▶

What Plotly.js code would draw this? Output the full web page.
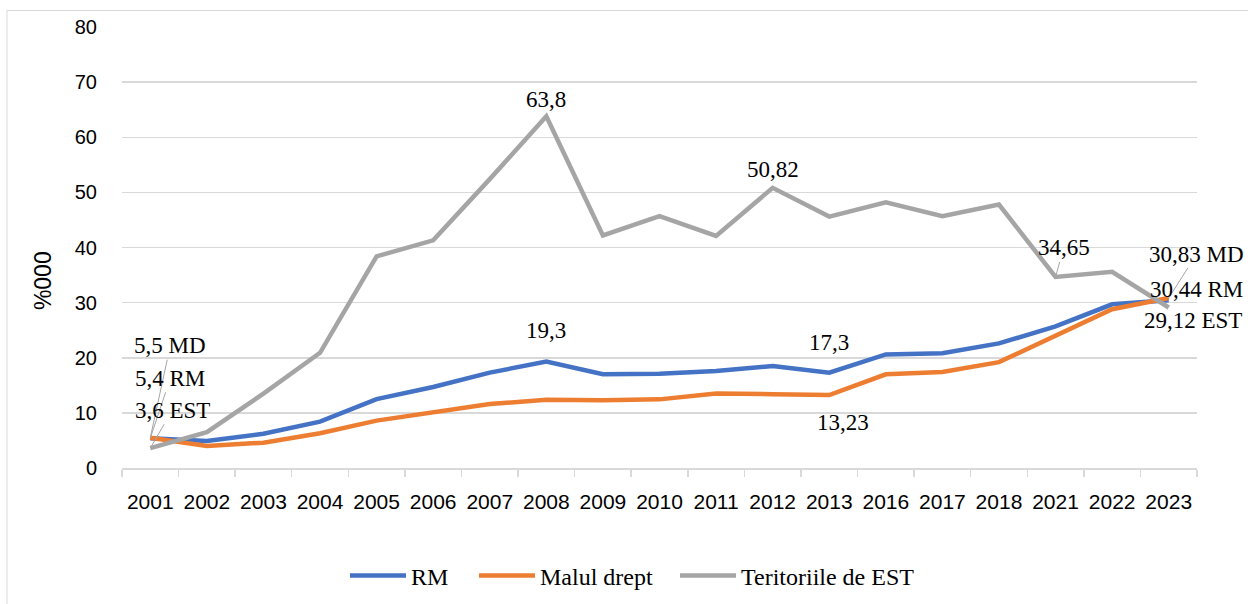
<!DOCTYPE html>
<html>
<head>
<meta charset="utf-8">
<script src="https://cdn.plot.ly/plotly-3.0.1.min.js"></script>
<style>
html,body{margin:0;padding:0;background:#fff;}
#chart{width:1248px;height:604px;}
</style>
</head>
<body>
<div id="chart"></div>
<script>
// Categories (years)
const years = ['2001','2002','2003','2004','2005','2006','2007','2008','2009','2010','2011','2012','2013','2016','2017','2018','2021','2022','2023'];
// Series values (%000)
const rmValues  = [5.4, 4.9, 6.2, 8.4, 12.5, 14.7, 17.3, 19.3, 17.0, 17.1, 17.6, 18.5, 17.3, 20.6, 20.8, 22.6, 25.7, 29.7, 30.44];
const mdValues  = [5.5, 4.0, 4.6, 6.3, 8.6, 10.0, 11.6, 12.4, 12.3, 12.45, 13.5, 13.4, 13.23, 17.0, 17.4, 19.2, 24.0, 28.8, 30.83];
const estValues = [3.6, 6.5, 13.5, 20.9, 38.4, 41.3, 52.4, 63.8, 42.2, 45.7, 42.1, 50.82, 45.6, 48.2, 45.7, 47.8, 34.65, 35.6, 29.12];
// Series names
const seriesNames = ['RM', 'Malul drept', 'Teritoriile de EST'];
const yTicks = [0, 10, 20, 30, 40, 50, 60, 70, 80];

const serif = "'Liberation Serif', 'Times New Roman', serif";
const sans = "'Liberation Sans', Arial, sans-serif";
const labelFont = {family: serif, size: 23, color: '#000'};

const traces = [
  {x: years, y: rmValues, name: seriesNames[0], type: 'scatter', mode: 'lines', line: {color: '#4472C4', width: 4.5}, legend: 'legend'},
  {x: years, y: mdValues, name: seriesNames[1], type: 'scatter', mode: 'lines', line: {color: '#ED7D31', width: 4.5}, legend: 'legend2'},
  {x: years, y: estValues, name: seriesNames[2], type: 'scatter', mode: 'lines', line: {color: '#A5A5A5', width: 4.5}, legend: 'legend3'}
];

function idx(y){ return years.indexOf(y); }
function fmt(v){ return String(v).replace('.', ','); }

const ann = [];
function plain(year, arr, opts){
  const i = idx(year);
  ann.push(Object.assign({x: i, y: arr[i], xref: 'x', yref: 'y', text: fmt(arr[i]), showarrow: false, font: labelFont}, opts));
}
plain('2008', estValues, {yanchor: 'bottom', yshift: 2});
plain('2012', estValues, {yanchor: 'bottom', yshift: 4});
plain('2008', rmValues, {yanchor: 'bottom', yshift: 17});
plain('2013', rmValues, {yanchor: 'bottom', yshift: 16});
plain('2013', mdValues, {yanchor: 'top', yshift: -13, xshift: 14});
function leader(year, arr, suffix, ax, ay){
  const i = idx(year);
  ann.push({x: i, y: arr[i], xref: 'x', yref: 'y', text: fmt(arr[i]) + suffix,
    showarrow: true, arrowhead: 0, arrowwidth: 1, arrowcolor: '#A5A5A5', ax: ax, ay: ay, standoff: 0,
    font: labelFont});
}
leader('2021', estValues, '', 8, -29);
leader('2001', mdValues, ' MD', 20, -92);
leader('2001', rmValues, ' RM', 20, -60);
leader('2001', estValues, ' EST', 22, -38);
leader('2023', mdValues, ' MD', 28, -44);
leader('2023', rmValues, ' RM', 28, -11);
leader('2023', estValues, ' EST', 24, 13);
ann.push({xref: 'paper', yref: 'paper', x: -0.0735, y: 0.426, text: '%000', textangle: -90, showarrow: false,
  font: {family: sans, size: 23, color: '#000'}, xanchor: 'center', yanchor: 'middle'});

function legendAt(px){
  return {orientation: 'h', xref: 'container', yref: 'container', x: px / 1248, xanchor: 'left',
    y: 1 - 576 / 604, yanchor: 'middle', font: {family: serif, size: 24, color: '#000'},
    itemwidth: 56, bgcolor: 'rgba(0,0,0,0)', borderwidth: 0};
}

const layout = {
  width: 1248, height: 604,
  margin: {l: 122, r: 51, t: 27, b: 136},
  paper_bgcolor: '#fff', plot_bgcolor: '#fff',
  showlegend: true,
  legend: legendAt(345),
  legend2: legendAt(474),
  legend3: legendAt(675),
  xaxis: {type: 'category', categoryorder: 'array', categoryarray: years, range: [-0.5, years.length - 0.5],
    autorange: false,
    showgrid: false, showline: true, linecolor: '#d9d9d9', linewidth: 1.5,
    ticks: 'outside', tickson: 'boundaries', ticklen: 7, tickcolor: '#d9d9d9', tickwidth: 1.5,
    tickangle: 0, tickfont: {family: sans, size: 21, color: '#000'}, ticklabelstandoff: 14,
    zeroline: false, fixedrange: true},
  yaxis: {range: [0, 80], autorange: false, tickvals: yTicks, ticktext: yTicks.map(String),
    showgrid: true, gridcolor: '#d9d9d9', gridwidth: 1.5, zeroline: false, showline: false,
    ticks: '', tickfont: {family: sans, size: 20, color: '#000'}, ticklabelstandoff: 24, fixedrange: true},
  annotations: ann,
  shapes: [{type: 'rect', xref: 'paper', yref: 'paper', x0: -0.107, x1: 1.1, y0: -0.4, y1: 1.0374,
    line: {color: '#d9d9d9', width: 1}, fillcolor: 'rgba(0,0,0,0)', layer: 'below'}]
};

Plotly.newPlot('chart', traces, layout, {displayModeBar: false, staticPlot: true});
</script>
</body>
</html>
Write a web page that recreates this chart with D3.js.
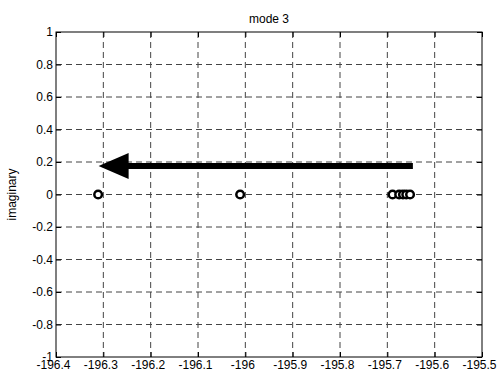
<html lang="en">
<head>
<meta charset="UTF-8">
<title>mode 3</title>
<style>
  body { margin: 0; background: #fff; }
  text { font-family: "Liberation Sans", Arial, sans-serif; }
</style>
</head>
<body>
<script src="https://d3js.org/d3.v7.min.js"></script>
<div id="my_dataviz"></div>
<script>

// data
var realParts = [-196.311, -196.011, -195.689, -195.675, -195.667, -195.660, -195.652];
var imagParts = [0, 0, 0, 0, 0, 0, 0];
var arrowFrom = [-195.646, 0.175];
var arrowTo = [-196.31, 0.175];
var xTicks = [-196.4, -196.3, -196.2, -196.1, -196, -195.9, -195.8, -195.7, -195.6, -195.5];
var yTicks = [-1, -0.8, -0.6, -0.4, -0.2, 0, 0.2, 0.4, 0.6, 0.8, 1];

var margin = {top: 32, right: 17, bottom: 24, left: 56},
    width = 499 - margin.left - margin.right,
    height = 381 - margin.top - margin.bottom;

var svg = d3.select("#my_dataviz")
  .append("svg")
    .attr("width", 499)
    .attr("height", 381)
  .append("g")
    .attr("transform", "translate(" + margin.left + "," + margin.top + ")");

var x = d3.scaleLinear().domain([-196.4, -195.5]).range([0, width]);
var y = d3.scaleLinear().domain([-1, 1]).range([height, 0]);

// grid
svg.selectAll("vgrid")
  .data(xTicks.slice(1, -1))
  .enter()
  .append("line")
    .attr("x1", function(d) { return x(d); })
    .attr("x2", function(d) { return x(d); })
    .attr("y1", 0)
    .attr("y2", height)
    .attr("stroke", "#444")
    .attr("stroke-dasharray", "6,4");
svg.selectAll("hgrid")
  .data(yTicks.slice(1, -1))
  .enter()
  .append("line")
    .attr("y1", function(d) { return y(d); })
    .attr("y2", function(d) { return y(d); })
    .attr("x1", 0)
    .attr("x2", width)
    .attr("stroke", "#444")
    .attr("stroke-dasharray", "6,4");

// axes with inward ticks on all sides
function styleAxis(g) {
  g.select(".domain").remove();
  g.selectAll("text").style("font-size", "12px").attr("fill", "#000");
  g.selectAll("line").attr("stroke", "#000");
}
// plain hyphen minus like the original
var fmt = function(d) { return String(+d.toFixed(1)); };
svg.append("g")
  .attr("transform", "translate(0," + height + ")")
  .call(d3.axisBottom(x).tickValues(xTicks).tickFormat(fmt).tickSizeInner(-5).tickSizeOuter(0).tickPadding(3))
  .call(styleAxis)
  .selectAll("text").attr("dx", -3);
svg.append("g")
  .call(d3.axisTop(x).tickValues(xTicks).tickFormat("").tickSizeInner(-5).tickSizeOuter(0))
  .call(styleAxis);
svg.append("g")
  .call(d3.axisLeft(y).tickValues(yTicks).tickFormat(fmt).tickSizeInner(-5).tickSizeOuter(0).tickPadding(3))
  .call(styleAxis);
svg.append("g")
  .attr("transform", "translate(" + width + ",0)")
  .call(d3.axisRight(y).tickValues(yTicks).tickFormat("").tickSizeInner(-5).tickSizeOuter(0))
  .call(styleAxis);

svg.append("rect")
  .attr("width", width)
  .attr("height", height)
  .attr("fill", "none")
  .attr("stroke", "#000");

// arrow
var tipX = x(arrowTo[0]), ay = y(arrowTo[1]);
svg.append("line")
  .attr("x1", x(arrowFrom[0]))
  .attr("x2", tipX + 25)
  .attr("y1", y(arrowFrom[1]))
  .attr("y2", ay)
  .attr("stroke", "#000")
  .attr("stroke-width", 6);
svg.append("path")
  .attr("d", "M" + tipX + "," + ay + "L" + (tipX + 30) + "," + (ay - 13) + "L" + (tipX + 30) + "," + (ay + 13) + "Z")
  .attr("fill", "#000");

// points
svg.selectAll("mycircle")
  .data(realParts)
  .enter()
  .append("circle")
    .attr("cx", function(d) { return x(d); })
    .attr("cy", function(d, i) { return y(imagParts[i]); })
    .attr("r", 3.8)
    .attr("fill", "#fff")
    .attr("stroke", "#000")
    .attr("stroke-width", 2.5);

// labels
svg.append("text")
  .attr("x", width / 2)
  .attr("y", -9)
  .attr("text-anchor", "middle")
  .style("font-size", "12px")
  .text("mode 3");
svg.append("text")
  .attr("x", width / 2)
  .attr("y", height + 35)
  .attr("text-anchor", "middle")
  .style("font-size", "12px")
  .text("real");
svg.append("text")
  .attr("transform", "translate(-40," + (height / 2) + ")rotate(-90)")
  .attr("text-anchor", "middle")
  .style("font-size", "12px")
  .text("imaginary");

</script>
</body>
</html>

◀

#### Problem details
Only the lines between the one with "Write a web" and the one with "height = 381", those two included, get copied from the material above. Keep it exact and free of pictures.

#### Answer for this exercise
Write a web page that recreates this chart with D3.js.
<html lang="en">
<head>
<meta charset="UTF-8">
<title>mode 3</title>
<style>
  body { margin: 0; background: #fff; }
  text { font-family: "Liberation Sans", Arial, sans-serif; }
</style>
</head>
<body>
<script src="https://d3js.org/d3.v7.min.js"></script>
<div id="my_dataviz"></div>
<script>

// data
var realParts = [-196.311, -196.011, -195.689, -195.675, -195.667, -195.660, -195.652];
var imagParts = [0, 0, 0, 0, 0, 0, 0];
var arrowFrom = [-195.646, 0.175];
var arrowTo = [-196.31, 0.175];
var xTicks = [-196.4, -196.3, -196.2, -196.1, -196, -195.9, -195.8, -195.7, -195.6, -195.5];
var yTicks = [-1, -0.8, -0.6, -0.4, -0.2, 0, 0.2, 0.4, 0.6, 0.8, 1];

var margin = {top: 32, right: 17, bottom: 24, left: 56},
    width = 499 - margin.left - margin.right,
    height = 381 - margin.top - margin.bottom;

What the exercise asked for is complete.